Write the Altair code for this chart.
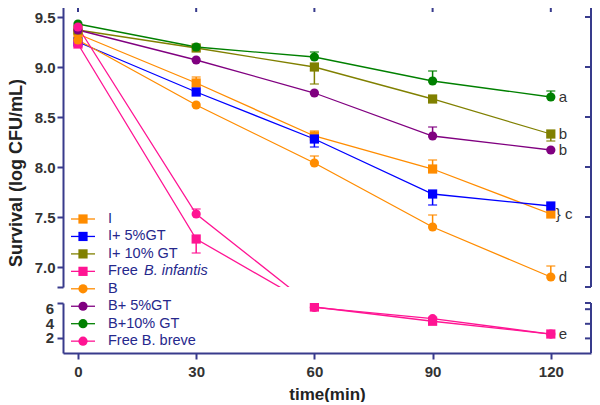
import altair as alt
import pandas as pd

# ---------------- data ----------------
times = [0, 30, 60, 90, 120]
names = ["I", "I+  5%GT", "I+ 10% GT", "Free B. infantis",
         "B", "B+ 5%GT", "B+10% GT", "Free B. breve"]
colors = ["#FF8C00", "#0000FF", "#808000", "#FF1493",
          "#FF8C00", "#800080", "#008000", "#FF1493"]
shapes = ["square", "square", "square", "square",
          "circle", "circle", "circle", "circle"]

v_I = [9.33, 8.84, 8.31, 7.98, 7.53]
v_I5 = [9.25, 8.75, 8.28, 7.73, 7.61]
v_I10 = [9.37, 9.19, 9.00, 8.68, 8.33]
v_inf = [9.23, 7.28, 6.30, 4.35, 2.60]
v_B = [9.27, 8.62, 8.04, 7.40, 6.90]
v_B5 = [9.37, 9.07, 8.74, 8.31, 8.17]
v_B10 = [9.43, 9.20, 9.10, 8.86, 8.70]
v_brv = [9.40, 7.53, 6.25, 4.70, 2.60]
values = [v_I, v_I5, v_I10, v_inf, v_B, v_B5, v_B10, v_brv]

up_I = [0, 0.06, 0.05, 0.09, 0]
up_I5 = [0, 0, 0, 0, 0]
up_I10 = [0, 0, 0, 0, 0]
up_inf = [0, 0, 0, 0, 0]
up_B = [0, 0, 0.07, 0.12, 0.11]
up_B5 = [0, 0, 0, 0.09, 0]
up_B10 = [0, 0, 0.05, 0.10, 0.06]
up_brv = [0, 0.05, 0, 0, 0]
err_up = [up_I, up_I5, up_I10, up_inf, up_B, up_B5, up_B10, up_brv]

dn_I = [0, 0, 0, 0, 0]
dn_I5 = [0, 0, 0.08, 0.11, 0]
dn_I10 = [0, 0, 0.17, 0, 0.07]
dn_inf = [0, 0.14, 0, 0, 0]
dn_B = [0, 0, 0, 0, 0]
dn_B5 = [0, 0, 0, 0, 0]
dn_B10 = [0, 0, 0, 0, 0]
dn_brv = [0, 0, 0, 0, 0]
err_dn = [dn_I, dn_I5, dn_I10, dn_inf, dn_B, dn_B5, dn_B10, dn_brv]

letters = ["c", "", "b", "e", "d", "b", "a", ""]

top_ticks = [6.8, 7.0, 7.5, 8.0, 8.5, 9.0, 9.5]
bot_ticks = [2, 4, 6, 6.85]
bot_labels = [2, 4, 6]

# ---------------- layout constants ----------------
W, H1, H2, GAP = 528, 281, 50, 16
TOP_LO, TOP_HI = 6.8, 9.61
BOT_LO, BOT_HI = 0.0, 6.85
NAVY = "#383b8c"
FONT = "Liberation Sans"
LABEL = "#333333"
MS = 85


def top_equiv(v):
    # value in top-panel units that lands where v sits in the lower panel
    px_below = GAP + (BOT_HI - v) * H2 / (BOT_HI - BOT_LO)
    return TOP_LO - px_below / (H1 / (TOP_HI - TOP_LO))


rows = []
for s, nm in enumerate(names):
    for j, t in enumerate(times):
        v = values[s][j]
        rows.append(dict(series=nm, time=t, value=v,
                         yl=v if v >= TOP_LO else top_equiv(v),
                         up=err_up[s][j], dn=err_dn[s][j],
                         hi=v + err_up[s][j], lo=v - err_dn[s][j],
                         letter=letters[s] if t == times[-1] else ""))
df = pd.DataFrame(rows)

# top-panel line table: keep points up to the first one below the break
keep = []
for nm in names:
    sub = df[df.series == nm]
    below_seen = False
    for _, r in sub.iterrows():
        if r.value >= TOP_LO:
            keep.append(r)
        elif not below_seen:
            keep.append(r)
            below_seen = True
line_top = pd.DataFrame(keep)

top_df = df[df.value >= TOP_LO]
bot_df = df[df.value <= BOT_HI]


def err_parts(d):
    e = d[(d.up > 0) | (d.dn > 0)]
    c = pd.concat([
        d[d.up > 0].assign(cy=lambda x: x.hi),
        d[d.dn > 0].assign(cy=lambda x: x.lo),
    ])
    return e, c


xsc = alt.Scale(domain=[-3.8, 130.2], nice=False, zero=False)
ysc_top = alt.Scale(domain=[TOP_LO, TOP_HI], nice=False, zero=False)
ysc_bot = alt.Scale(domain=[BOT_LO, BOT_HI], nice=False, zero=False)
col = alt.Color("series:N", scale=alt.Scale(domain=names, range=colors), legend=None)
shp = alt.Shape("series:N", scale=alt.Scale(domain=names, range=shapes), legend=None)


def one():
    return alt.Chart(pd.DataFrame({"k": [0]}))


def panel_layers(ysc, yaxis, xaxis, line_df, yfield, pt_df, H, rticks):
    X = alt.X("time:Q", scale=xsc, axis=xaxis)
    layers = [alt.Chart(line_df).mark_line(clip=True, strokeWidth=1.3).encode(
        x=X, y=alt.Y(f"{yfield}:Q", scale=ysc, axis=yaxis), color=col, detail="series:N")]
    e, c = err_parts(pt_df)
    if len(e):
        layers.append(alt.Chart(e).mark_rule(clip=True, strokeWidth=1.5).encode(
            x="time:Q", y=alt.Y("lo:Q"), y2="hi:Q", color=col))
        layers.append(alt.Chart(c).mark_tick(clip=True, orient="horizontal", size=9, thickness=1.6).encode(
            x="time:Q", y=alt.Y("cy:Q"), color=col))
    layers.append(alt.Chart(pt_df).mark_point(clip=True, filled=True, size=MS, opacity=1).encode(
        x="time:Q", y=alt.Y("value:Q"), color=col, shape=shp))
    lett = pt_df[pt_df.letter != ""]
    lm = lett[lett.letter != "c"]
    lc = lett[lett.letter == "c"]
    if len(lm):
        layers.append(alt.Chart(lm).mark_text(
            clip=True, align="left", baseline="middle", dx=8, fontSize=15, font=FONT, color=LABEL).encode(
            x="time:Q", y="value:Q", text="letter:N"))
    if len(lc):
        layers.append(alt.Chart(lc).mark_text(
            clip=True, align="left", baseline="middle", dx=5, fontSize=15, font=FONT, color=LABEL).encode(
            x="time:Q", y="value:Q", text=alt.value("} c")))
    layers.append(one().mark_rule(color=NAVY, strokeWidth=2).encode(
        x=alt.value(W), y=alt.value(0), y2=alt.value(H)))
    layers.append(alt.Chart(pd.DataFrame({"v": rticks})).mark_rule(color=NAVY, strokeWidth=2).encode(
        x=alt.value(W - 6), x2=alt.value(W), y="v:Q"))
    return layers


top_axis = alt.Axis(values=top_ticks, title=None, labelOverlap=False,
                    labelExpr="datum.value < 6.9 ? '' : format(datum.value, '.1f')")
top_layers = panel_layers(ysc_top, top_axis, None, line_top, "yl", top_df, H1, top_ticks)

# top border with inward ticks
top_layers.append(one().mark_rule(color=NAVY, strokeWidth=2).encode(
    x=alt.value(0), x2=alt.value(W), y=alt.value(0)))
top_layers.append(alt.Chart(pd.DataFrame({"t": times})).mark_rule(color=NAVY, strokeWidth=2).encode(
    x="t:Q", y=alt.value(0), y2=alt.value(6)))

# y title
top_layers.append(one().mark_text(angle=270, font=FONT, fontSize=18, fontWeight="bold",
                                  color="#222222", baseline="middle", align="center").encode(
    x=alt.value(-46), y=alt.value(167), text=alt.value("Survival (log CFU/mL)")))

# legend
LEG_Y0, LEG_DY = 213, 17.45
for i, (nm, c, s) in enumerate(zip(names, colors, shapes)):
    yy = LEG_Y0 + i * LEG_DY
    top_layers.append(one().mark_rule(color=c, strokeWidth=1.3).encode(
        x=alt.value(8), x2=alt.value(32), y=alt.value(yy)))
    top_layers.append(one().mark_point(shape=s, filled=True, size=MS, color=c, opacity=1).encode(
        x=alt.value(20), y=alt.value(yy)))
    if nm == "Free B. infantis":
        top_layers.append(one().mark_text(align="left", baseline="middle", font=FONT, fontSize=14.5,
                                          color="#26288c").encode(
            x=alt.value(45), y=alt.value(yy), text=alt.value("Free")))
        top_layers.append(one().mark_text(align="left", baseline="middle", font=FONT, fontSize=14.5,
                                          fontStyle="italic", color="#26288c").encode(
            x=alt.value(81), y=alt.value(yy), text=alt.value("B. infantis")))
    else:
        top_layers.append(one().mark_text(align="left", baseline="middle", font=FONT, fontSize=14.5,
                                          color="#26288c").encode(
            x=alt.value(45), y=alt.value(yy), text=alt.value(nm)))

top = alt.layer(*top_layers).properties(width=W, height=H1)

bot_axis = alt.Axis(values=bot_ticks, title=None, labels=False)
x_axis = alt.Axis(values=times, title="time(min)", labelPadding=5, titlePadding=7)
bot_layers = panel_layers(ysc_bot, bot_axis, x_axis, bot_df, "value", bot_df, H2, bot_ticks)
# tick labels of the lower panel (tightly packed, so drawn as text on the scale)
bot_layers.append(alt.Chart(pd.DataFrame({"v": bot_labels})).mark_text(
    align="right", baseline="middle", dx=-9, font=FONT, fontSize=15, fontWeight="bold",
    color=LABEL).encode(x=alt.value(0), y="v:Q", text=alt.Text("v:Q", format="d")))
bottom = alt.layer(*bot_layers).properties(width=W, height=H2)

chart = alt.vconcat(top, bottom, spacing=GAP, bounds="flush").properties(
    padding={"left": 0, "top": -3, "right": 0, "bottom": 0}
).configure_view(stroke=None).configure_axis(
    domainColor=NAVY, domainWidth=2, tickColor=NAVY, tickWidth=2, tickSize=6,
    labelFont=FONT, labelFontSize=15, labelFontWeight="bold", labelColor=LABEL,
    titleFont=FONT, titleFontSize=17, titleFontWeight="bold", titleColor="#222222",
    grid=False,
)

chart.save("out.html", embed_options={"renderer": "svg", "actions": False})
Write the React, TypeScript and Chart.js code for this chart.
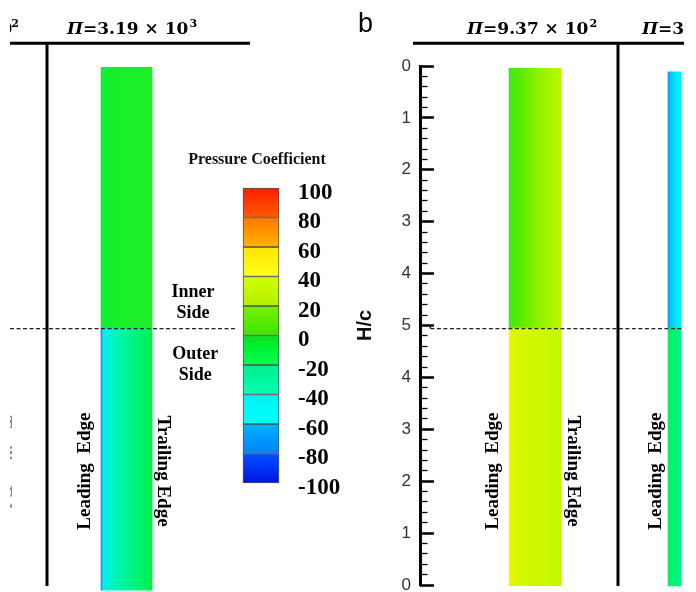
import React, { useEffect, useRef } from 'react';
import { Chart, registerables } from 'chart.js';

Chart.register(...registerables);

// ---------------- DATA ----------------
// H/c axis (value = distance from the outer tip; labels fold back at the junction H/c = 5)
const HC_TICK_VALUES = [0, 1, 2, 3, 4, 5, 6, 7, 8, 9, 10];
const HC_TICK_LABELS = ['0', '1', '2', '3', '4', '5', '4', '3', '2', '1', '0'];
const HC_MINOR_TICKS = Array.from({ length: 51 }, (_, i) => i / 5);

// Pressure-coefficient colour bar
const CP_LEVELS = [-100, -80, -60, -40, -20, 0, 20, 40, 60, 80, 100];
const CP_LABELS = ['-100', '-80', '-60', '-40', '-20', '0', '20', '40', '60', '80', '100'];

// Panels (Π numbers)
const PANEL_PI_MANTISSA = ['3.19', '9.37', '3'];
const PANEL_PI_EXPONENT = ['3', '2', ''];

// Blade strips: H/c spans of the outer / inner side of each panel
const OUTER_SPAN = [[-0.1, 4.95], [-0.013, 4.95], [-0.02, 4.95]];
const INNER_SPAN = [[4.95, 9.975], [4.95, 9.955], [4.95, 9.89]];

const CHORD_STATIONS = [0, 0.04, 0.25, 0.5, 0.75, 1];
const CP_OUTER = [
  [-72, -48, -36, -28, -20, -12],
  [50, 40, 36, 34, 32, 30],
  [-18, -19, -21, -22, -23, -24],
];
const CP_INNER = [
  [-6, -6, -5, -4, -4, -3],
  [2, 5, 11, 18, 24, 28],
  [-76, -66, -58, -54, -50, -48],
];

// ---------------- STYLE / LAYOUT ----------------
const STRIP_X = [-5.652, 2.215, 4.901]; // chord units from the H/c axis
const STRIP_WIDTH_PX = [51, 52, 13];
const COLORBAR_X = -3.062;
const COLORBAR_WIDTH_PX = 36;

const CP_BAND_TOP = ['#0050ff', '#00b4ff', '#00f0f0', '#00f08c', '#00e61e', '#78f000', '#d2ff00', '#ffe600', '#ff7800', '#ff1e00'];
const CP_BAND_BOTTOM = ['#0014e6', '#0080ff', '#00ffff', '#00ffb4', '#00ff50', '#3ce600', '#b4f000', '#ffff1e', '#ffb400', '#ff5a00'];

const CMAP_CP = [-90, -70, -50, -30, -10, 10, 30, 50, 70, 90];
const CMAP_RGB = [
  [0, 50, 245], [0, 150, 255], [0, 240, 248], [0, 245, 160], [0, 240, 60],
  [90, 235, 0], [195, 248, 0], [255, 245, 10], [255, 150, 0], [255, 60, 0],
];

const CONTENT_X = [-7.895, 5.084];
const RULE_Y = 10.44;
const FRAME_BOTTOM_Y = -0.02;
const RULE_A = [-7.895, -3.274];
const RULE_B = [-0.135, 5.084];
const VLINE_A = -7.183;
const VLINE_B = 3.813;
const DASH_A = [-7.895, -3.562];
const DASH_B = [0.2, 5.084];
const DASH_Y = 4.94;

const SERIF = '"Liberation Serif", "Times New Roman", serif';
const MATH = '"DejaVu Serif", serif';
const SANS = '"Liberation Sans", Arial, sans-serif';

function cpColor(v: number): string {
  if (v <= CMAP_CP[0]) return `rgb(${CMAP_RGB[0].join(',')})`;
  const n = CMAP_CP.length - 1;
  if (v >= CMAP_CP[n]) return `rgb(${CMAP_RGB[n].join(',')})`;
  let k = 0;
  while (v > CMAP_CP[k + 1]) k++;
  const t = (v - CMAP_CP[k]) / (CMAP_CP[k + 1] - CMAP_CP[k]);
  const c = CMAP_RGB[k].map((a, j) => Math.round(a + (CMAP_RGB[k + 1][j] - a) * t));
  return `rgb(${c.join(',')})`;
}

function stripFill(i: number, cps: number[]) {
  return (c: any) => {
    const chart = c.chart;
    const xs = chart.scales && chart.scales.x;
    if (!chart.chartArea || !xs) return cpColor(cps[2]);
    const cx = xs.getPixelForValue(STRIP_X[i]);
    const w = STRIP_WIDTH_PX[i];
    const g = chart.ctx.createLinearGradient(cx - w / 2, 0, cx + w / 2, 0);
    CHORD_STATIONS.forEach((s, k) => g.addColorStop(s, cpColor(cps[k])));
    return g;
  };
}

function drawPiTitle(ctx: CanvasRenderingContext2D, x: number, y: number, mant: string, exp: string) {
  ctx.textAlign = 'left';
  ctx.textBaseline = 'alphabetic';
  ctx.font = `italic bold 17px ${MATH}`;
  ctx.fillText('Π', x, y);
  x += ctx.measureText('Π').width;
  ctx.font = `bold 17px ${MATH}`;
  const rest = exp ? `=${mant} × 10` : `=${mant}`;
  ctx.fillText(rest, x, y);
  x += ctx.measureText(rest).width;
  if (exp) {
    ctx.font = `bold 11px ${MATH}`;
    ctx.fillText(exp, x + 1, y - 7);
  }
}

function rotText(ctx: CanvasRenderingContext2D, text: string, x: number, y: number, angle: number) {
  ctx.save();
  ctx.translate(x, y);
  ctx.rotate(angle);
  ctx.textAlign = 'center';
  ctx.textBaseline = 'middle';
  ctx.fillText(text, 0, 0);
  ctx.restore();
}

const decorPlugin = {
  id: 'figureDecor',
  afterDraw(chart: any) {
    const { ctx } = chart;
    const xs = chart.scales.x;
    const ys = chart.scales.y;
    const X = (v: number) => xs.getPixelForValue(v);
    const Y = (v: number) => ys.getPixelForValue(v);
    ctx.save();
    ctx.beginPath();
    ctx.rect(X(CONTENT_X[0]), 0, X(CONTENT_X[1]) - X(CONTENT_X[0]), chart.height);
    ctx.clip();

    // panel frames
    ctx.strokeStyle = '#000';
    ctx.lineWidth = 3;
    ctx.beginPath();
    ctx.moveTo(X(RULE_A[0]), Y(RULE_Y)); ctx.lineTo(X(RULE_A[1]), Y(RULE_Y));
    ctx.moveTo(X(RULE_B[0]), Y(RULE_Y)); ctx.lineTo(X(RULE_B[1]), Y(RULE_Y));
    ctx.moveTo(X(VLINE_A), Y(RULE_Y)); ctx.lineTo(X(VLINE_A), Y(FRAME_BOTTOM_Y));
    ctx.moveTo(X(VLINE_B), Y(RULE_Y)); ctx.lineTo(X(VLINE_B), Y(FRAME_BOTTOM_Y));
    ctx.stroke();

    // junction dashed lines
    ctx.strokeStyle = '#222';
    ctx.lineWidth = 1.3;
    ctx.setLineDash([4, 2.5]);
    ctx.beginPath();
    ctx.moveTo(X(DASH_A[0]), Y(DASH_Y)); ctx.lineTo(X(DASH_A[1]), Y(DASH_Y));
    ctx.moveTo(X(DASH_B[0]), Y(DASH_Y)); ctx.lineTo(X(DASH_B[1]), Y(DASH_Y));
    ctx.stroke();
    ctx.setLineDash([]);
    // small step joining the "5" tick to the dashed line
    ctx.lineWidth = 1.5;
    ctx.beginPath();
    ctx.moveTo(X(0.2), Y(5));
    ctx.lineTo(X(0.2), Y(DASH_Y));
    ctx.stroke();

    // titles
    ctx.fillStyle = '#000';
    const baseY = Y(10.61);
    drawPiTitle(ctx, X(-6.798), baseY, PANEL_PI_MANTISSA[0], PANEL_PI_EXPONENT[0]);
    drawPiTitle(ctx, X(0.905), baseY, PANEL_PI_MANTISSA[1], PANEL_PI_EXPONENT[1]);
    drawPiTitle(ctx, X(4.275), baseY, PANEL_PI_MANTISSA[2], PANEL_PI_EXPONENT[2]);
    // tail of the previous panel title
    ctx.font = `bold 11px ${MATH}`;
    ctx.textAlign = 'right';
    const supEnd = X(-7.722);
    ctx.fillText('2', supEnd, baseY - 7);
    const supW = ctx.measureText('2').width;
    ctx.font = `bold 17px ${MATH}`;
    ctx.fillText('10', supEnd - supW + 1, baseY);

    ctx.font = `27px ${SANS}`;
    ctx.textAlign = 'left';
    ctx.fillText('b', X(-1.194), Y(10.649));

    // colour bar caption
    ctx.font = `bold 16px ${SERIF}`;
    ctx.textAlign = 'center';
    ctx.textBaseline = 'middle';
    ctx.fillStyle = '#111';
    ctx.fillText('Pressure Coefficient', X(-3.139), Y(8.184));

    ctx.font = `bold 18px ${SERIF}`;
    ctx.fillStyle = '#000';
    ctx.fillText('Inner', X(-4.371), Y(5.642));
    ctx.fillText('Side', X(-4.371), Y(5.228));
    ctx.fillText('Outer', X(-4.33), Y(4.448));
    ctx.fillText('Side', X(-4.33), Y(4.034));

    // edge labels
    ctx.font = `bold 19px ${SERIF}`;
    const ly = Y(2.195);
    rotText(ctx, 'Leading  Edge', X(-6.451), ly, -Math.PI / 2);
    rotText(ctx, 'Trailing Edge', X(-4.959), ly, Math.PI / 2);
    rotText(ctx, 'Leading  Edge', X(1.415), ly, -Math.PI / 2);
    rotText(ctx, 'Trailing Edge', X(2.946), ly, Math.PI / 2);
    rotText(ctx, 'Leading  Edge', X(4.545), ly, -Math.PI / 2);
    // edge label of the neighbouring (cropped) panel
    ctx.fillStyle = '#888';
    rotText(ctx, 'Trailing Edge', X(-8.01), ly, Math.PI / 2);

    ctx.restore();
  },
};

const tickAxis = (weight: number, ticks: number[], len: number, width: number) => ({
  type: 'linear',
  position: 'left',
  weight,
  min: 0,
  max: 10,
  afterBuildTicks: (s: any) => { s.ticks = ticks.map((v) => ({ value: v })); },
  afterFit: (s: any) => { s.width = 0; },
  grid: {
    display: true,
    drawOnChartArea: false,
    drawTicks: true,
    tickLength: len,
    tickWidth: width,
    tickColor: '#000',
  },
  border: { display: false },
  ticks: { display: false, padding: 0 },
});

export default function App() {
  const ref = useRef<HTMLCanvasElement | null>(null);

  useEffect(() => {
    if (!ref.current) return;
    const stripSets: any[] = [];
    STRIP_X.forEach((sx, i) => {
      stripSets.push({
        label: `Outer side ${i}`,
        data: [{ x: sx, y: OUTER_SPAN[i] }],
        backgroundColor: stripFill(i, CP_OUTER[i]),
        barThickness: STRIP_WIDTH_PX[i],
        borderWidth: 0,
        grouped: false,
        clip: false,
        xAxisID: 'x',
        yAxisID: 'y',
      });
      stripSets.push({
        label: `Inner side ${i}`,
        data: [{ x: sx, y: INNER_SPAN[i] }],
        backgroundColor: stripFill(i, CP_INNER[i]),
        barThickness: STRIP_WIDTH_PX[i],
        borderWidth: 0,
        grouped: false,
        clip: false,
        xAxisID: 'x',
        yAxisID: 'y',
      });
    });
    const colorbar = {
      label: 'Pressure Coefficient',
      data: CP_LEVELS.slice(0, -1).map((lo, i) => ({ x: COLORBAR_X, y: [lo, CP_LEVELS[i + 1]] })),
      backgroundColor: (c: any) => {
        const chart = c.chart;
        const yc = chart.scales && chart.scales.yc;
        const i = c.dataIndex;
        if (!chart.chartArea || !yc || i === undefined) return '#0f0';
        const g = chart.ctx.createLinearGradient(0, yc.getPixelForValue(CP_LEVELS[i + 1]), 0, yc.getPixelForValue(CP_LEVELS[i]));
        g.addColorStop(0, CP_BAND_TOP[i]);
        g.addColorStop(1, CP_BAND_BOTTOM[i]);
        return g;
      },
      borderColor: 'rgba(50,50,50,0.85)',
      borderWidth: 1,
      borderSkipped: false,
      barThickness: COLORBAR_WIDTH_PX,
      grouped: false,
      clip: false,
      xAxisID: 'x',
      yAxisID: 'yc',
    };

    const chart = new Chart(ref.current, {
      type: 'bar',
      data: { datasets: [...stripSets, colorbar] as any },
      options: {
        responsive: false,
        animation: false,
        devicePixelRatio: 1,
        events: [],
        layout: { autoPadding: false, padding: { left: 298, top: 66, right: 0, bottom: 7 } },
        plugins: { legend: { display: false }, tooltip: { enabled: false } },
        scales: {
          x: { type: 'linear', display: false, offset: false, grid: { offset: false }, min: 0, max: 5.315 },
          yc: {
            type: 'linear',
            position: 'left',
            weight: 3,
            min: -169.15,
            max: 182.7,
            afterBuildTicks: (s: any) => { s.ticks = CP_LEVELS.map((v) => ({ value: v })); },
            afterFit: (s: any) => { s.width = 55; },
            grid: { display: false },
            border: { display: false },
            ticks: {
              autoSkip: false,
              crossAlign: 'far',
              labelOffset: 5,
              padding: 0,
              color: '#000',
              font: { family: 'Liberation Serif', size: 23, weight: 'bold', lineHeight: 0.4 },
              callback: (_v: any, i: number) => CP_LABELS[i],
            },
          },
          y: {
            type: 'linear',
            position: 'left',
            weight: 2,
            min: 0,
            max: 10,
            afterBuildTicks: (s: any) => { s.ticks = HC_TICK_VALUES.map((v) => ({ value: v })); },
            afterFit: (s: any) => { s.width = 67; },
            grid: {
              display: true,
              drawOnChartArea: false,
              drawTicks: true,
              tickLength: 9,
              tickWidth: 0,
              tickColor: 'rgba(0,0,0,0)',
            },
            border: { display: true, width: 3, color: '#000' },
            title: {
              display: true,
              text: 'H/c',
              color: '#111',
              padding: 0,
              font: { family: 'Liberation Sans', size: 20, weight: 'bold' },
            },
            ticks: {
              autoSkip: false,
              padding: 0,
              color: '#333',
              font: { family: 'Liberation Sans', size: 17, lineHeight: 0.4 },
              callback: (_v: any, i: number) => HC_TICK_LABELS[i],
            },
          },
          yM: tickAxis(1, HC_TICK_VALUES, -14, 2.5),
          ym: tickAxis(0, HC_MINOR_TICKS, -7.5, 1.3),
        },
      } as any,
      plugins: [decorPlugin],
    });
    return () => chart.destroy();
  }, []);

  return (
    <div style={{ position: 'absolute', left: 0, top: 0, width: 696, height: 592, background: '#fff' }}>
      <canvas ref={ref} width={696} height={592} style={{ display: 'block', width: 696, height: 592 }} />
    </div>
  );
}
————
**REQUEST:** The copy should hold exactly the lines from the line with "Write the React, TypeScript" to the line with "Chart.register(...registerables);", both ends in, set down without any pictures and with nothing added.

**IN RESPONSE:**
Write the React, TypeScript and Chart.js code for this chart.
import React, { useEffect, useRef } from 'react';
import { Chart, registerables } from 'chart.js';

Chart.register(...registerables);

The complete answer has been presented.